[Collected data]

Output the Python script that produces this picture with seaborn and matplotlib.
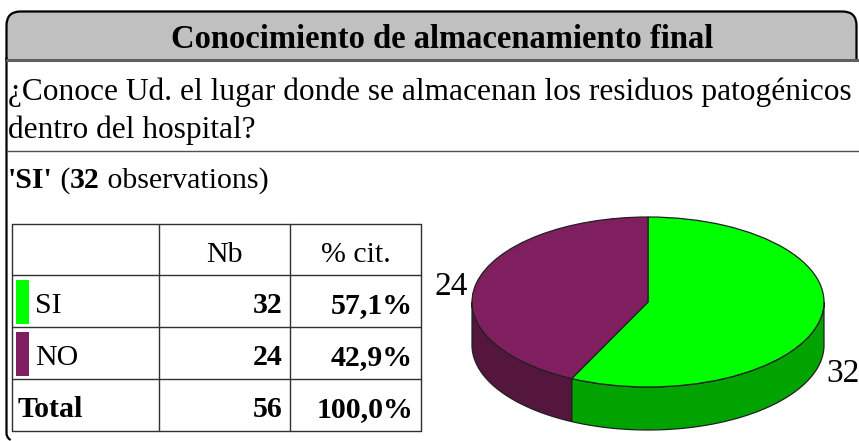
import numpy as np
import matplotlib.pyplot as plt
import seaborn as sns
from matplotlib.patches import FancyBboxPatch, Rectangle, Polygon

# data
categories = ["SI", "NO"]
counts = [32, 24]
percents = ["57,1%", "42,9%"]
total_count = 56
total_percent = "100,0%"
header = ["", "Nb", "% cit."]
title = "Conocimiento de almacenamiento final"
question = ["¿Conoce Ud. el lugar donde se almacenan los residuos patogénicos",
            "dentro del hospital?"]
top_colors = ["#00FF00", "#7F1F5F"]
side_colors = ["#00A300", "#55163E"]

sns.set_theme(style="white")
plt.rcParams["font.family"] = ["Liberation Serif", "DejaVu Serif"]
plt.rcParams["text.color"] = "black"

fig = plt.figure(figsize=(8.59, 4.41), dpi=100)
ax = fig.add_axes([0, 0, 1, 1])
ax.set_xlim(0, 859)
ax.set_ylim(441, 0)
ax.axis("off")

# frame + title bar
ax.add_patch(FancyBboxPatch((6.5, 11.5), 850, 80, boxstyle="round,pad=0,rounding_size=14",
                            fc="#C0C0C0", ec="black", lw=1.6, zorder=1))
ax.add_patch(Rectangle((5, 61), 870, 40, fc="white", ec="none", zorder=2))
corner = np.radians(np.linspace(180, 235, 20))
ax.plot(np.concatenate([[6.5], 14.5 + 8 * np.cos(corner)]),
        np.concatenate([[58], 433 - 8 * np.sin(corner)]), color="black", lw=1.6, zorder=3)
ax.plot([7, 859], [60, 60], color="#606060", lw=2.2, zorder=3)
ax.plot([7, 859], [150.5, 150.5], color="#505050", lw=1.0, zorder=3)
ax.text(442, 48, title, ha="center", va="baseline", fontsize=23.5, fontweight="bold", zorder=4)
ax.text(8, 100, question[0], ha="left", va="baseline", fontsize=22.6, zorder=4)
ax.text(8, 138, question[1], ha="left", va="baseline", fontsize=22.6, zorder=4)

# subtitle with bold parts
fig.canvas.draw()
r = fig.canvas.get_renderer()
x = 8
for s, w in [("'SI'", "bold"), (" (", "normal"), ("32", "bold"), (" observations)", "normal")]:
    t = ax.text(x, 188, s, ha="left", va="baseline", fontsize=21.5, fontweight=w)
    x = ax.transData.inverted().transform(t.get_window_extent(r))[1][0]

# table
col_x = [12, 159, 290, 421]
row_y = [224, 275, 327, 379, 431]
base_y = [262, 313, 365, 417]
for yy in row_y:
    ax.plot([col_x[0], col_x[-1]], [yy, yy], color="#303030", lw=1.0)
for xx in col_x:
    ax.plot([xx, xx], [row_y[0], row_y[-1]], color="#303030", lw=1.0)
fs = 21.5
for j in (1, 2):
    ax.text((col_x[j] + col_x[j + 1]) / 2, base_y[0], header[j],
            ha="center", va="baseline", fontsize=fs)
for i, cat in enumerate(categories):
    ax.add_patch(Rectangle((16, row_y[i + 1] + 5), 13, 44, fc=top_colors[i], ec="none"))
    ax.text(35, base_y[i + 1], cat, ha="left", va="baseline", fontsize=fs)
    ax.text(283, base_y[i + 1], str(counts[i]), ha="right", va="baseline", fontsize=fs, fontweight="bold")
    ax.text(413, base_y[i + 1], percents[i], ha="right", va="baseline", fontsize=fs, fontweight="bold")
ax.text(18, base_y[3], "Total", ha="left", va="baseline", fontsize=fs, fontweight="bold")
ax.text(283, base_y[3], str(total_count), ha="right", va="baseline", fontsize=fs, fontweight="bold")
ax.text(413, base_y[3], total_percent, ha="right", va="baseline", fontsize=fs, fontweight="bold")

# 3D pie
rx, ry, cx, cy, depth = 176, 85, 648, 302, 43
pax = fig.add_axes([(cx - 200) / 859, 0, 400 / 859, (441 - (cy - 100)) / 441])
pax.pie(counts, colors=top_colors, startangle=90, counterclock=False,
        wedgeprops=dict(edgecolor="#202020", linewidth=0.9))
pax.set_aspect("auto")
pax.set_xlim(-200 / rx, 200 / rx)
pax.set_ylim(-(441 - cy) / ry, 100 / ry)
d = depth / ry
bounds = np.concatenate([[0], np.cumsum(counts) / sum(counts) * 360])
for i in range(len(counts)):
    a0, a1 = max(bounds[i], 90), min(bounds[i + 1], 270)
    if a1 <= a0:
        continue
    th = np.radians(np.linspace(a0, a1, 100))
    xs, ys = np.sin(th), np.cos(th)
    pts = np.column_stack([np.concatenate([xs, xs[::-1]]), np.concatenate([ys, ys[::-1] - d])])
    pax.add_patch(Polygon(pts, closed=True, fc=side_colors[i], ec="#202020", lw=0.9, zorder=0))
# value labels
pax.text((468 - cx) / rx, (cy - 295) / ry, str(counts[1]), ha="right", va="baseline", fontsize=24)
pax.text((826 - cx) / rx, (cy - 382) / ry, str(counts[0]), ha="left", va="baseline", fontsize=24)

fig.savefig("out.png", dpi=100)
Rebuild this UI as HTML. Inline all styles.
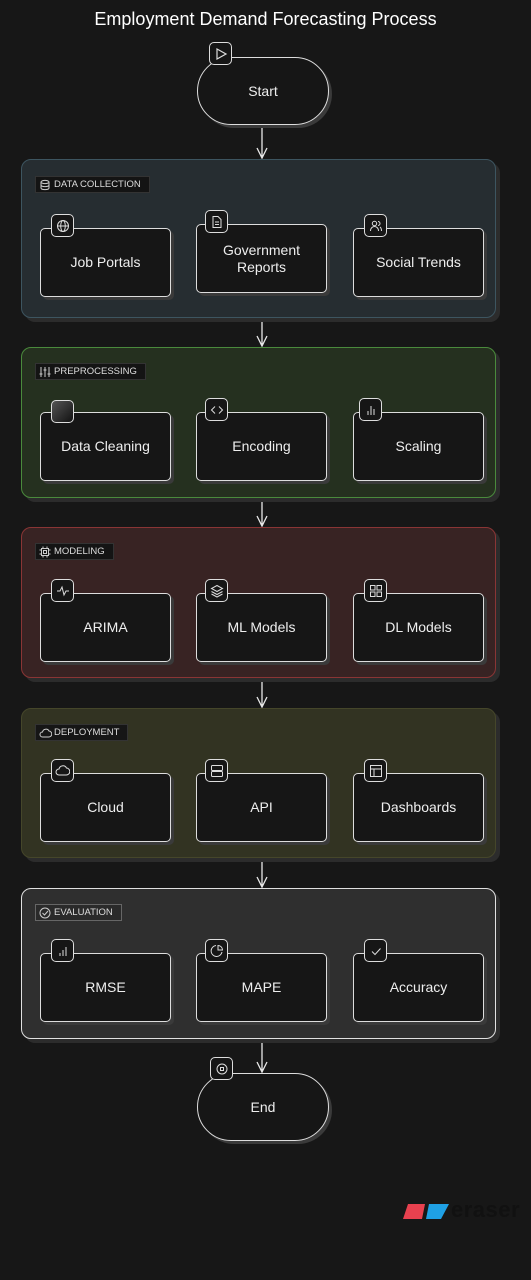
<!DOCTYPE html>
<html><head><meta charset="utf-8"><style>
*{box-sizing:border-box;margin:0;padding:0}
body{width:531px;height:1280px;background:#171717;position:relative;overflow:hidden;font-family:"Liberation Sans",sans-serif;color:#eee}
.t{position:absolute;left:0;width:531px;top:9px;text-align:center;font-size:18px;color:#fff}
.g{position:absolute;left:21px;width:475px;border-radius:10px;border:1px solid;box-shadow:4px 4px 0 #2c2c2c}
.tag{position:absolute;left:13px;top:16px;height:17px;font-size:9.5px;line-height:16px;padding:0 8px 0 18px;background:#141414;color:#ddd;border:1px solid #333}
.tag svg{position:absolute;left:3px;top:2px}
.n{position:absolute;width:131px;height:69px;border:1.5px solid #ddd;border-radius:5px;background:#161616;box-shadow:3px 3px 0 #3a3a3a;display:flex;align-items:center;justify-content:center;text-align:center;font-size:14px;color:#eee;line-height:17px}
.ic{position:absolute;width:23px;height:23px;border:1.5px solid #ddd;border-radius:5px;background:#161616;display:flex;align-items:center;justify-content:center}
.p{position:absolute;left:197px;width:132px;height:68px;border:1.5px solid #ddd;border-radius:34px;background:#161616;box-shadow:3px 3px 0 #3a3a3a;display:flex;align-items:center;justify-content:center;font-size:14px}
</style></head><body>
<div class="t">Employment Demand Forecasting Process</div>

<svg width="531" height="1280" style="position:absolute;left:0;top:0" fill="none" stroke="#e8e8e8" stroke-width="1.3">
<path d="M262 126V158M257 148L262 158L267 148"/>
<path d="M262 318V346M257 336L262 346L267 336"/>
<path d="M262 498V526M257 516L262 526L267 516"/>
<path d="M262 678V707M257 697L262 707L267 697"/>
<path d="M262 858V887M257 877L262 887L267 877"/>
<path d="M262 1039V1072M257 1062L262 1072L267 1062"/>
</svg>

<!-- Start -->
<div class="p" style="top:57px">Start</div>
<div class="ic" style="left:209px;top:42px"><svg width="14" height="14" viewBox="0 0 14 14" fill="none" stroke="#ddd" stroke-width="1.2"><path d="M3 2L12 7L3 12Z"/></svg></div>

<!-- Data collection -->
<div class="g" style="top:159px;height:159px;background:#262d31;border-color:#3d5560">
<div class="tag" style="top:16px"><svg width="12" height="12" viewBox="0 0 12 12" fill="none" stroke="#ccc"><ellipse cx="6" cy="3" rx="4" ry="1.6"/><path d="M2 3v6c0 1 2 1.6 4 1.6s4-.6 4-1.6V3M2 6c0 1 2 1.6 4 1.6s4-.6 4-1.6"/></svg>DATA COLLECTION</div>
</div>
<div class="n" style="left:40px;top:228px">Job Portals</div>
<div class="ic" style="left:51px;top:214px"><svg width="14" height="14" viewBox="0 0 14 14" fill="none" stroke="#ddd"><circle cx="7" cy="7" r="5.5"/><ellipse cx="7" cy="7" rx="2.3" ry="5.5"/><path d="M1.5 7h11"/></svg></div>
<div class="n" style="left:196px;top:224px">Government<br>Reports</div>
<div class="ic" style="left:205px;top:210px"><svg width="14" height="14" viewBox="0 0 14 14" fill="none" stroke="#ddd"><path d="M3 1.5h5l3 3v8H3z M5 7h4M5 9.5h4"/></svg></div>
<div class="n" style="left:353px;top:228px">Social Trends</div>
<div class="ic" style="left:364px;top:214px"><svg width="14" height="14" viewBox="0 0 14 14" fill="none" stroke="#ddd"><circle cx="5.5" cy="4.5" r="2.2"/><path d="M1.5 12c0-3 2-4.5 4-4.5s4 1.5 4 4.5M9 2.5a2 2 0 010 4M11 8c1 .8 1.5 2 1.5 4"/></svg></div>

<!-- Preprocessing -->
<div class="g" style="top:347px;height:151px;background:#25301f;border-color:#4a8a3c">
<div class="tag" style="top:15px"><svg width="12" height="12" viewBox="0 0 12 12" fill="none" stroke="#ccc"><path d="M2 1v10M6 1v10M10 1v10M0.5 8h3M4.5 4h3M8.5 8h3"/></svg>PREPROCESSING</div>
</div>
<div class="n" style="left:40px;top:412px">Data Cleaning</div>
<div class="ic" style="left:51px;top:400px;background:linear-gradient(135deg,#555,#111)"></div>
<div class="n" style="left:196px;top:412px">Encoding</div>
<div class="ic" style="left:205px;top:398px"><svg width="14" height="14" viewBox="0 0 14 14" fill="none" stroke="#ddd"><path d="M5 3.5L1.5 7L5 10.5M9 3.5L12.5 7L9 10.5"/></svg></div>
<div class="n" style="left:353px;top:412px">Scaling</div>
<div class="ic" style="left:359px;top:398px"><svg width="14" height="14" viewBox="0 0 14 14" fill="none" stroke="#ddd"><path d="M4 12V8M7 12V3M10 12V6"/></svg></div>

<!-- Modeling -->
<div class="g" style="top:527px;height:151px;background:#382323;border-color:#8a3535">
<div class="tag" style="top:15px"><svg width="12" height="12" viewBox="0 0 12 12" fill="none" stroke="#ccc"><rect x="2.5" y="2.5" width="7" height="7"/><rect x="4.5" y="4.5" width="3" height="3"/><path d="M4 0.5v2M8 0.5v2M4 9.5v2M8 9.5v2M0.5 4h2M0.5 8h2M9.5 4h2M9.5 8h2"/></svg>MODELING</div>
</div>
<div class="n" style="left:40px;top:593px">ARIMA</div>
<div class="ic" style="left:51px;top:579px"><svg width="14" height="14" viewBox="0 0 14 14" fill="none" stroke="#ddd"><path d="M1 7h3l2-4 2 8 2-4h3"/></svg></div>
<div class="n" style="left:196px;top:593px">ML Models</div>
<div class="ic" style="left:205px;top:579px"><svg width="14" height="14" viewBox="0 0 14 14" fill="none" stroke="#ddd"><path d="M7 1.5L12.5 4.5L7 7.5L1.5 4.5Z M1.5 7.5L7 10.5L12.5 7.5M1.5 10L7 13L12.5 10"/></svg></div>
<div class="n" style="left:353px;top:593px">DL Models</div>
<div class="ic" style="left:364px;top:579px"><svg width="14" height="14" viewBox="0 0 14 14" fill="none" stroke="#ddd"><rect x="1.5" y="1.5" width="4.5" height="4.5"/><rect x="8" y="1.5" width="4.5" height="4.5"/><rect x="1.5" y="8" width="4.5" height="4.5"/><rect x="8" y="8" width="4.5" height="4.5"/></svg></div>

<!-- Deployment -->
<div class="g" style="top:708px;height:150px;background:#323322;border-color:#45462a">
<div class="tag" style="top:15px;background:#161616"><svg width="13" height="12" viewBox="0 0 13 12" fill="none" stroke="#ccc"><path d="M3.5 10a2.5 2.5 0 010-5 3.5 3.5 0 016.5-1 3 3 0 01-.5 6z"/></svg>DEPLOYMENT</div>
</div>
<div class="n" style="left:40px;top:773px">Cloud</div>
<div class="ic" style="left:51px;top:759px"><svg width="15" height="14" viewBox="0 0 15 14" fill="none" stroke="#ddd"><path d="M4 11a3 3 0 010-6 4 4 0 017.5-1 3.5 3.5 0 01-.5 7z"/></svg></div>
<div class="n" style="left:196px;top:773px">API</div>
<div class="ic" style="left:205px;top:759px"><svg width="14" height="14" viewBox="0 0 14 14" fill="none" stroke="#ddd"><rect x="1.5" y="1.5" width="11" height="5" rx="1"/><rect x="1.5" y="7.5" width="11" height="5" rx="1"/></svg></div>
<div class="n" style="left:353px;top:773px">Dashboards</div>
<div class="ic" style="left:364px;top:759px"><svg width="14" height="14" viewBox="0 0 14 14" fill="none" stroke="#ddd"><rect x="1.5" y="1.5" width="11" height="11"/><path d="M1.5 5h11M5 5v7.5"/></svg></div>

<!-- Evaluation -->
<div class="g" style="top:888px;height:151px;background:#2f2f2f;border-color:#e0e0e0">
<div class="tag" style="top:15px;background:#2a2a2a;border-color:#666"><svg width="12" height="12" viewBox="0 0 12 12" fill="none" stroke="#ccc"><circle cx="6" cy="6" r="5"/><path d="M3.5 6l2 2 3.5-4"/></svg>EVALUATION</div>
</div>
<div class="n" style="left:40px;top:953px">RMSE</div>
<div class="ic" style="left:51px;top:939px"><svg width="14" height="14" viewBox="0 0 14 14" fill="none" stroke="#ddd"><path d="M4 12V9M7 12V6M10 12V3"/></svg></div>
<div class="n" style="left:196px;top:953px">MAPE</div>
<div class="ic" style="left:205px;top:939px"><svg width="14" height="14" viewBox="0 0 14 14" fill="none" stroke="#ddd"><path d="M12 8A5.5 5.5 0 116 1.5"/><path d="M8 1.5A4.5 4.5 0 0112.5 6H8z"/></svg></div>
<div class="n" style="left:353px;top:953px">Accuracy</div>
<div class="ic" style="left:364px;top:939px"><svg width="14" height="14" viewBox="0 0 14 14" fill="none" stroke="#ddd"><path d="M3 7.5l3 3 5.5-6"/></svg></div>

<!-- End -->
<div class="p" style="top:1073px">End</div>
<div class="ic" style="left:210px;top:1057px"><svg width="14" height="14" viewBox="0 0 14 14" fill="none" stroke="#ddd"><circle cx="7" cy="7" r="5"/><rect x="5.5" y="5.5" width="3" height="3"/></svg></div>

<!-- logo -->
<svg style="position:absolute;left:403px;top:1203px" width="46" height="18"><path d="M5 1H22L19 16H0Z" fill="#e8414f"/><path d="M26 1H46L38 16H23Z" fill="#1fa0e4"/></svg>
<div style="position:absolute;left:451px;top:1197px;font-size:22px;color:#111;font-weight:bold;letter-spacing:0.5px">eraser</div>
</body></html>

WHAT TO DO: Check each line of the listing above for the string "matplotlib", then report only how many lines have it.

RESPONSE FOR THIS EXERCISE: 3